Aluminium alloys are lightweight and cost-effective materials that can successfully cover the requirements of many structural applications, however their production requires from bauxite and other Critical Raw Materials (CRM), such as Si and Mg. Aluminium alloys are fully recyclable, but scrap is usually contaminated and its use is related to an increment of impurities, tramp element and undesired inclusions. Traditionally, the use of secondary alloys has been restricted to low performance applications.
The present work analyses the effect that the use of scrap has in the quantity of inclusions present in the alloy and in other properties relevant for the material processing.

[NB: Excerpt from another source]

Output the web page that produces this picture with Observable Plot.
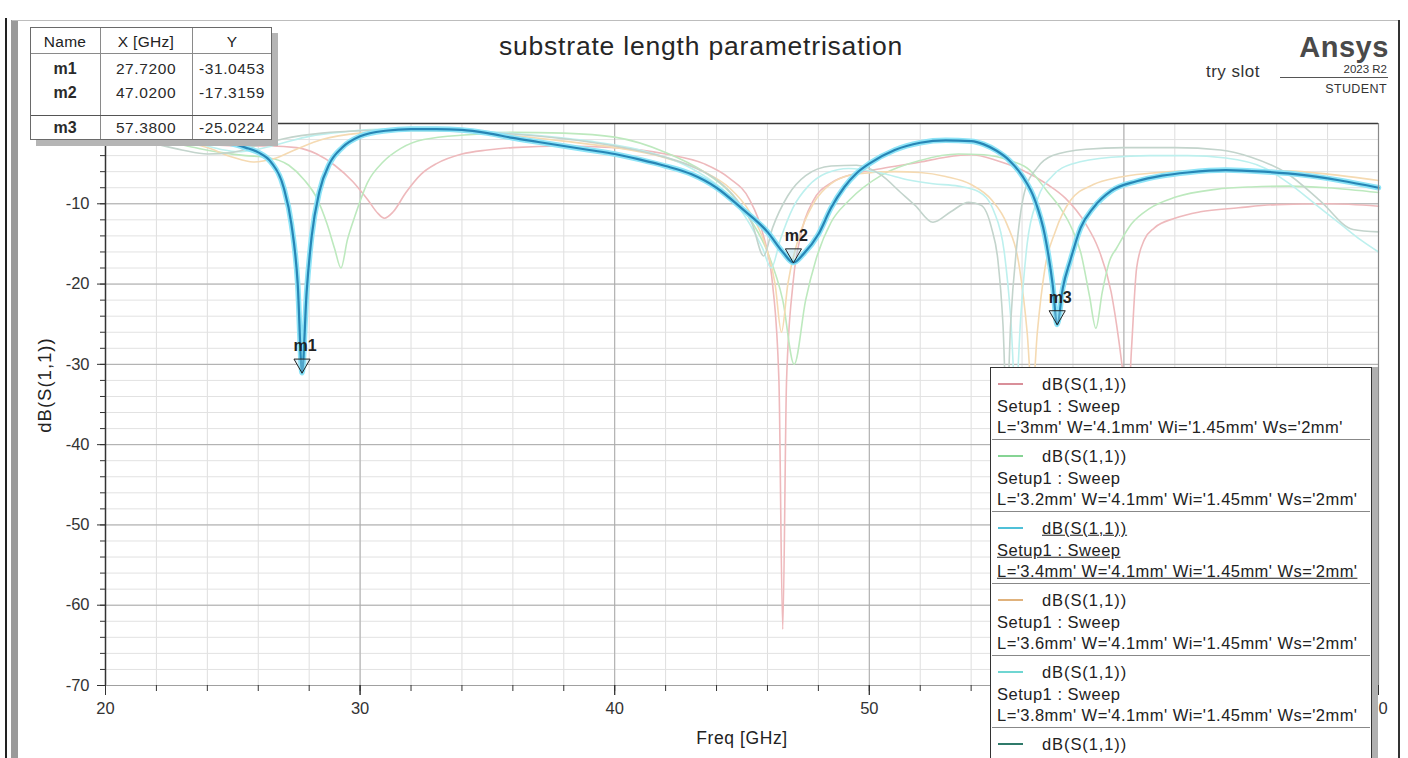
<!DOCTYPE html>
<html><head><meta charset="utf-8">
<script src="https://cdn.jsdelivr.net/npm/d3@7"></script>
<script src="https://cdn.jsdelivr.net/npm/@observablehq/plot@0.6"></script>
<style>
body{margin:0;background:#fff;font-family:Arial,"Liberation Sans",sans-serif;}
#page{position:relative;width:1408px;height:758px;overflow:hidden;background:#fff;}
#chart{position:absolute;left:0;top:0;}
.abs{position:absolute;white-space:nowrap;line-height:1;}
.box{position:absolute;}
</style></head><body><div id="page"><div id="chart"></div></div>
<script>
// ---- axis ticks ----
const xMajor = [20, 30, 40, 50, 60, 70];
const xMinor = d3.range(20, 70.01, 2);
const yMajor = [-70, -60, -50, -40, -30, -20, -10, 0];
const yMinor = d3.range(-70, 0.01, 2);
const xHiddenLabels = [60]; // tick label covered by the legend box

// ---- series: [Freq GHz, dB(S(1,1))] ----
const s30 = [[20,-1.6],[22,-2],[24,-2.6],[25.5,-2.8],[26.5,-2.8],[27.5,-3],[28.3,-3.8],[29,-5.2],[29.7,-7.2],[30.3,-9.5],[30.7,-11.2],[30.95,-11.8],[31.3,-11],[31.8,-8.6],[32.4,-6.3],[33,-5],[34,-3.8],[35,-3.3],[36,-3],[38,-2.8],[40,-3],[42,-3.8],[43.5,-5],[44.5,-6.8],[45.3,-9.5],[45.8,-13.5],[46.2,-20],[46.45,-32],[46.6,-63],[46.75,-32],[47,-20],[47.3,-14],[47.8,-9.6],[48.5,-7.4],[49.5,-6.2],[50.5,-5.6],[52,-4.8],[53,-4.2],[54,-3.9],[55,-4.6],[56,-5.8],[57,-7.6],[57.7,-9.3],[58.5,-12.5],[59,-15.6],[59.5,-21],[59.8,-27],[60,-32],[60.15,-36],[60.3,-28],[60.5,-18],[60.8,-14.5],[61.2,-13],[62,-11.8],[63,-11],[64.5,-10.5],[66,-10.1],[68,-10],[70,-10.3]];
const s32 = [[20,-1.3],[22,-2],[23.5,-3],[24.5,-3.6],[25.5,-4],[26.3,-4.2],[27.2,-5.2],[27.8,-7],[28.3,-9.3],[28.7,-12.5],[29,-15.6],[29.25,-18],[29.5,-14.5],[29.8,-11.5],[30.3,-7.3],[30.9,-4.8],[31.6,-3.1],[32.5,-2],[34.25,-1.4],[36,-1.1],[38,-1.2],[40,-1.7],[42,-3.6],[43.5,-6],[44.5,-8.5],[45.3,-11.8],[46,-16],[46.6,-22],[47.05,-30],[47.5,-22],[47.9,-17],[48.5,-12.3],[49.2,-9.6],[50.5,-6.4],[52,-4.6],[53.5,-3.8],[54.5,-3.9],[55.5,-4.6],[56.3,-5.8],[57,-8.5],[57.5,-10.5],[57.9,-12.7],[58.3,-16],[58.65,-21.5],[58.9,-25.5],[59.15,-21],[59.45,-17],[59.7,-15.6],[60.3,-12.5],[61,-10.6],[62,-9.2],[63.6,-8.2],[65,-7.9],[66.5,-7.8],[68,-8],[70,-8.6]];
const s34 = [[20,-1.2],[21,-1.3],[22,-1.4],[23,-1.6],[24,-1.9],[24.8,-2.4],[25.5,-3],[26,-3.6],[26.5,-4.8],[27,-8],[27.3,-12.5],[27.55,-20],[27.72,-31.0453],[27.9,-21],[28.1,-14],[28.4,-8.5],[28.8,-5],[29.3,-3],[30,-1.6],[31,-0.9],[32,-0.7],[33,-0.7],[34,-0.8],[35,-1.2],[36,-1.8],[37,-2.3],[38,-2.8],[39,-3.3],[40,-3.8],[41,-4.5],[42,-5.3],[43,-6.3],[44,-8],[45,-10.6],[46,-13.5],[46.6,-16],[47.02,-17.3159],[47.4,-16.3],[48,-13.8],[48.5,-10.5],[49,-8],[49.5,-6.2],[50,-5],[51,-3.3],[52,-2.4],[53,-2.1],[54,-2.2],[54.5,-2.6],[55,-3.4],[55.5,-4.6],[56,-6.5],[56.5,-9.5],[56.9,-14],[57.2,-20],[57.38,-25.0224],[57.6,-20.5],[57.9,-17],[58.3,-13],[58.8,-10.5],[59.5,-8.4],[60.5,-7.2],[61.5,-6.5],[62.5,-6.1],[64,-5.8],[65.5,-6],[67,-6.4],[68.5,-7.1],[70,-8]];
const s36 = [[20,-1.1],[22,-1.6],[24,-3],[25,-4.2],[25.8,-4.8],[26.6,-4.4],[27.5,-3.2],[28.5,-2],[30,-1.2],[32,-0.9],[34,-1],[36,-1.5],[38,-2.2],[40,-3],[42,-4.3],[43.5,-6],[44.5,-8],[45.3,-11],[45.9,-15],[46.3,-20],[46.55,-26],[46.8,-20],[47.2,-14.5],[47.8,-10],[48.5,-7.5],[49.5,-6.3],[51,-6],[52,-6.1],[53,-6.6],[54,-7.6],[54.8,-9.5],[55.4,-12.5],[55.9,-18],[56.2,-26],[56.4,-34],[56.6,-26],[56.9,-18],[57.3,-13.5],[57.9,-9.6],[58.8,-7.6],[59.8,-6.7],[61,-6.2],[62.4,-5.9],[64,-5.8],[66.4,-5.9],[68,-6.3],[70,-7.1]];
const s38 = [[20,-1],[22,-1.5],[23.5,-2.4],[24.5,-3.2],[25.2,-3.5],[26,-3.2],[27,-2.4],[28,-1.6],[29.5,-1],[31,-0.7],[33,-0.7],[35,-1],[37,-1.5],[39,-2.2],[41,-3.3],[42.5,-4.8],[43.5,-6.5],[44.5,-9],[45.3,-12.5],[45.8,-15.5],[46.15,-18],[46.5,-14.5],[47,-10.5],[47.6,-7.8],[48.3,-6.2],[49.2,-5.6],[50.5,-6.2],[51.5,-7],[52.5,-7.5],[53.5,-7.8],[54.3,-8.5],[54.9,-11],[55.3,-16],[55.55,-24],[55.75,-34],[55.95,-24],[56.2,-15],[56.6,-9.5],[57.2,-6.5],[58,-5],[59.5,-4.2],[61,-4],[62.5,-4],[64,-4.3],[65.5,-5.5],[66.5,-7.5],[67.5,-10],[68.5,-12.5],[69.3,-14.5],[70,-16]];
const s40 = [[20,-1.4],[21.5,-2.2],[23,-3.3],[24,-3.8],[25,-3.6],[26,-2.7],[27,-1.9],[28.5,-1.2],[30,-0.9],[32,-0.8],[34,-1],[36,-1.3],[38,-1.9],[40,-2.8],[41.5,-3.8],[43,-5.3],[44,-7],[44.8,-9.5],[45.4,-12.5],[45.85,-16.5],[46.2,-13],[46.8,-9],[47.5,-6.5],[48.5,-5.3],[49.5,-5.2],[50.5,-6.5],[51.2,-8.5],[51.8,-10.2],[52.5,-12.3],[53.2,-11],[53.9,-9.8],[54.4,-10.2],[54.8,-13],[55.05,-17],[55.25,-25],[55.4,-36],[55.55,-25],[55.8,-15],[56.1,-8.5],[56.6,-5.5],[57.2,-4],[58.5,-3.2],[60,-3],[62,-3],[63.8,-3.3],[65,-4.2],[66.4,-6.2],[67.7,-9.6],[69,-13.2],[70,-13.5]];

// ---- markers ----
const markerNames = ["m1", "m2", "m3"];
const markerX = [27.72, 47.02, 57.38];
const markerY = [-31.0453, -17.3159, -25.0224];

// ---- legend ----
const traceName = "dB(S(1,1))";
const setupName = "Setup1 : Sweep";
const variations = [
  "L='3mm' W='4.1mm' Wi='1.45mm' Ws='2mm'",
  "L='3.2mm' W='4.1mm' Wi='1.45mm' Ws='2mm'",
  "L='3.4mm' W='4.1mm' Wi='1.45mm' Ws='2mm'",
  "L='3.6mm' W='4.1mm' Wi='1.45mm' Ws='2mm'",
  "L='3.8mm' W='4.1mm' Wi='1.45mm' Ws='2mm'",
  "L='4mm' W='4.1mm' Wi='1.45mm' Ws='2mm'"
];

// ---- styles ----
const seriesList = [s30, s32, s34, s36, s38, s40];
const fadedColors = ["#eeb9bc", "#bde9be", "#8fd8ee", "#f5dab2", "#bdf0ee", "#c3d4cc"];
const swatchColors = ["#d98f99", "#86d494", "#4fc0d8", "#e0b27c", "#6fd6d2", "#2f7a6a"];
const FONT = "Arial, 'Liberation Sans', sans-serif";

const xy = {x: d => d[0], y: d => d[1], curve: "monotone-x"};
const markerData = markerNames.map((n, i) => ({n, x: markerX[i], y: markerY[i]}));

const faded = [0, 1, 3, 4, 5].map(i =>
  Plot.line(seriesList[i], {...xy, stroke: fadedColors[i], strokeWidth: 1.6}));

const chart = Plot.plot({
  width: 1408, height: 758,
  marginLeft: 105, marginRight: 30, marginTop: 123, marginBottom: 73,
  style: {fontFamily: FONT, fontSize: "16.5px", color: "#333", background: "transparent", overflow: "visible"},
  x: {domain: [20, 70]},
  y: {domain: [-70, 0]},
  marks: [
    Plot.gridX({ticks: xMinor, stroke: "#dedede", strokeOpacity: 1}),
    Plot.gridY({ticks: yMinor, stroke: "#e2e2e2", strokeOpacity: 1}),
    Plot.gridX({ticks: xMajor, stroke: "#ababab", strokeOpacity: 1}),
    Plot.gridY({ticks: yMajor, stroke: "#ababab", strokeOpacity: 1}),
    ...faded,
    Plot.line(s34, {...xy, stroke: "#8ee4f7", strokeWidth: 5.5}),
    Plot.line(s34, {...xy, stroke: "#2786b6", strokeWidth: 2.2}),
    Plot.ruleY([0], {stroke: "#3a3a3a", strokeWidth: 1.5}),
    Plot.ruleX([70], {stroke: "#8a8a8a", strokeWidth: 1.2}),
    Plot.ruleY([-70], {stroke: "#a0a0a0"}),
    Plot.ruleX([20], {stroke: "#333", strokeWidth: 1.5}),
    Plot.axisX({ticks: xMinor, tickSize: 6, fill: "none", label: null}),
    Plot.axisX({ticks: xMajor, tickSize: 10, fill: "none", label: null}),
    Plot.axisX({ticks: xMajor.filter(d => !xHiddenLabels.includes(d)), tickSize: 10, tickPadding: 7,
      label: null, tickFormat: d => String(d)}),
    Plot.axisY({ticks: yMinor, tickSize: 5, fill: "none", label: null}),
    Plot.axisY({ticks: yMajor, tickSize: 8, tickPadding: 8, label: null, tickFormat: d => String(d)}),
    Plot.dot(markerData, {x: "x", y: "y", symbol: "triangle", rotate: 180, r: 6, dy: -9,
      fill: "#9edcf0", fillOpacity: 0.35, stroke: "#222", strokeWidth: 1}),
    Plot.text(markerData, {x: "x", y: "y", text: "n", dy: -27, dx: 3, fontWeight: "bold",
      fontSize: 16, fill: "#222"})
  ]
});
const page = document.getElementById("page");
document.getElementById("chart").appendChild(chart);

// ---- helpers ----
function box(x, y, w, h, css) {
  const d = document.createElement("div");
  d.className = "box";
  Object.assign(d.style, {left: x + "px", top: y + "px", width: w + "px", height: h + "px"}, css || {});
  page.appendChild(d);
  return d;
}
function txt(s, x, y, css, anchor) {
  const d = document.createElement("div");
  d.className = "abs";
  d.textContent = s;
  Object.assign(d.style, {left: x + "px", top: y + "px", fontFamily: FONT, color: "#222"}, css || {});
  const tx = anchor === "start" ? "0" : anchor === "end" ? "-100%" : "-50%";
  d.style.transform = `translate(${tx},-50%)`;
  page.appendChild(d);
  return d;
}

// frame decorations of the screenshot
box(5, 18, 2, 740, {background: "#222"});
box(11, 20, 7, 738, {background: "#9a9a9a"});
box(12, 20, 1388, 1, {background: "#bdbdbd"});
box(1398, 20, 2, 738, {background: "#333"});

// title and logo
txt("substrate length parametrisation", 701, 46, {fontSize: "26.5px", letterSpacing: "0.8px", color: "#262626"});
txt("Ansys", 1344, 47, {fontSize: "29px", fontWeight: "bold", color: "#4a4a4a", letterSpacing: "0.5px"});
txt("try slot", 1233, 71, {fontSize: "17px", color: "#333", letterSpacing: "0.5px"});
txt("2023 R2", 1387, 70, {fontSize: "11.5px", color: "#333"}, "end");
box(1280, 77, 108, 1, {background: "#555"});
txt("STUDENT", 1387, 89, {fontSize: "12.5px", color: "#333", letterSpacing: "0.4px"}, "end");

// axis titles
txt("Freq [GHz]", 742, 739, {fontSize: "17.5px", letterSpacing: "0.6px", color: "#222"});
const yl = txt("dB(S(1,1))", 45, 385, {fontSize: "18.5px", letterSpacing: "1px", color: "#222"});
yl.style.transform = "translate(-50%,-50%) rotate(-90deg)";

// marker table
box(30, 27, 242, 113, {background: "#fff", border: "1px solid #6a6a6a", boxShadow: "6px 6px 0 #b5b5b5", boxSizing: "border-box"});
box(100, 28, 1, 111, {background: "#8a8a8a"});
box(192, 28, 1, 111, {background: "#8a8a8a"});
box(31, 53, 240, 1, {background: "#8a8a8a"});
box(31, 115, 240, 1, {background: "#555"});
const colX = [65, 146, 232];
["Name", "X [GHz]", "Y"].forEach((h, j) => txt(h, colX[j], 42, {fontSize: "15.5px", letterSpacing: "0.3px"}));
const rowY = [69, 93, 128];
markerNames.forEach((n, i) => {
  txt(n, colX[0], rowY[i], {fontSize: "16px", fontWeight: "bold", color: "#2a2a2a"});
  txt(markerX[i].toFixed(4), colX[1], rowY[i], {fontSize: "15.5px", letterSpacing: "0.6px", color: "#2a2a2a"});
  txt(markerY[i].toFixed(4), colX[2], rowY[i], {fontSize: "15.5px", letterSpacing: "0.6px", color: "#2a2a2a"});
});

// legend (the sixth entry is cut off by the window: only its first line shows)
const LX = 990, LY = 367, LW = 382, EH = 72;
box(LX, LY, LW, 420, {background: "#fff", border: "1.5px solid #333", boxShadow: "6px 0 0 #b0b0b0", boxSizing: "border-box"});
variations.forEach((v, i) => {
  const top = LY + i * EH;
  box(LX + 8, top + 16, 25, 2, {background: swatchColors[i]});
  const u = i === 2 ? {textDecoration: "underline"} : {};
  txt(traceName, LX + 52, top + 17, {fontSize: "16.5px", letterSpacing: "0.9px", ...u}, "start");
  if (top + 70 < 758) {
    txt(setupName, LX + 7, top + 39, {fontSize: "16.5px", letterSpacing: "0.5px", ...u}, "start");
    txt(v, LX + 7, top + 60, {fontSize: "16.5px", letterSpacing: "0.45px", ...u}, "start");
  }
  if (i < variations.length - 1) box(LX + 2, top + EH, LW - 4, 1, {background: "#888"});
});
</script>
</body></html>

The study was carried out for common alloys belonging to 3 of the most common aluminium processes used in the car manufacturing industry: High Pressure Die Casting (HPDC) (EN AC-43500), extrusion (6063) and sheet metal forming (5754 and 6181). Reference alloy were mixed with different level of scrap (0, 20, 40, 60, 80 and 100%) trying to keep the chemical composition as unaffected as possible. The inclusions level of the alloy was characterized with the Prefil Foot-printer® test. In addition, the obtained materials, after being cast in an open mould, were subjected to metallographic characterization. Relevant properties to assess the formability quality of the alloys for the corresponding transforming process, were obtained: flowability test for HPDC alloy and high temperature compression for extrusion alloys.
The results obtained suggest that the number of inclusions present in the melt highly increase with the amount of scrap used to produce the alloy. These inclusions are also related with an important lost of flowability, but do not have a noticeable impact on microstructure.